この第97版でも,これまでの流れに沿って,子ども自身や親が育ちの確認をしていくときに,思考を開く鍵となる語を使って育ちの状況を展望していきます。今現在それぞれの育ちの度合いに違いがあってもそれは個性になり,達成度の評価ができるなら,幸せに育っていると考えることができます。子どもの育ちは見えにくいものですが,羅針盤としての全方位を見届けることができることを再確認していただけたらと思っています。
《私たちとは?》
ひとは一人一人はか弱い存在ですが,群れて集団になって生き延びてきました。人は社会という体制を創造したことで,霊長類に位置づけられています。ただ単に群れている生き物は他にもいますが,自覚して群れを機能させているのは,人だけです。人が社会を意識するようになったとき,「私」から「私たち」という複数形の言葉が生まれました。私意識だけであれば,群れを自分のために利用する欲望の段階に止まります。私たち意識があって,社会の維持・発展に関わる意欲が現れます。
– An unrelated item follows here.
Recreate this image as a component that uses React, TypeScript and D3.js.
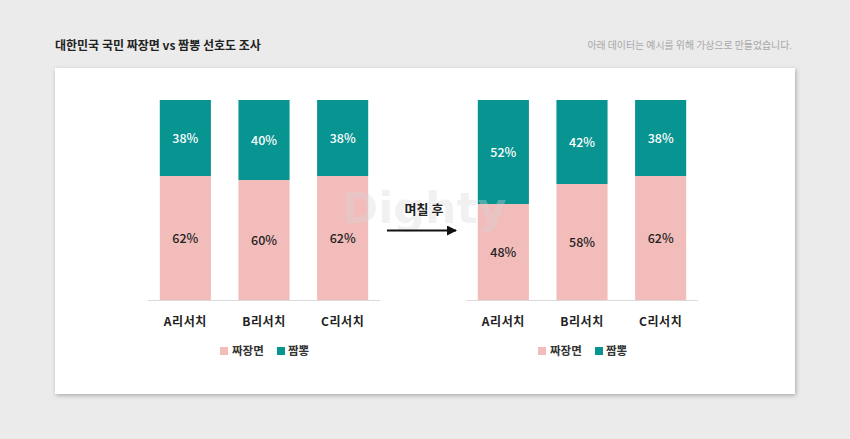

乳幼児は,生まれて一体であった母親が自分の思い通りにならないことがあることに気付きます。自分とは別の存在であると認めるためには,母親が自分以外のものとつながっていることに出会う必要があります。母子分離を経て,子どもは自分の存在を,他者に対する位置に意識づけることができるようになります。人見知りはその現れです。自分と他者を意識することによって,もう一人の自分が誕生してきます。自分と他者という分離を経て,自分と他者を結びつける「私たち」というイメージを持つことができます。
英語の人称では,I(私),YOU(あなた),WE(私たち)となります。個人の尊重という意識は,私は私,あなたはあなた,ということを強調します。結果として,その先にある私とあなたを包む私たちという概念が希薄になります。今の人心のありようが,どこか他を責めることに傾いているのは,私とあなたが対立しているという認識しか持っていないためであると思われます。私たちという認識がなければ,社会に対する信頼を持つことはできません。
人は自らの存在を確信したいという欲望を持っています。大人であれば,生きている意味を探し続けます。つかみ所のない問題をどのように解いていけばいいのか,人それぞれに模索することになります。1つの補助線があります。人とのつながりという線です。人間関係の中での自分を見つめてみるという思考を進めることです。自分はどこにいるのか,居場所を探し当てることが,生まれてきた子どもにとっても,大切な育ちの拠り所になります。
★落書き★
鸚哥。なんと読めるでしょうか。インコです。セキセイインコという鳥がいますが,セキセイとは何でしょう? 漢字で書けば,背黄青鸚哥です。セキセイとは,背中は黄色で尾は青いという意味です。一般家庭で飼われているセキセイインコは飼育用に改良されたもので,色も全体が薄い青色とか黄緑がかったものなど,いろいろなタイプがあるようです。初めてトリを飼う人には穏やかで人なつっこく,ぴったりだそうです。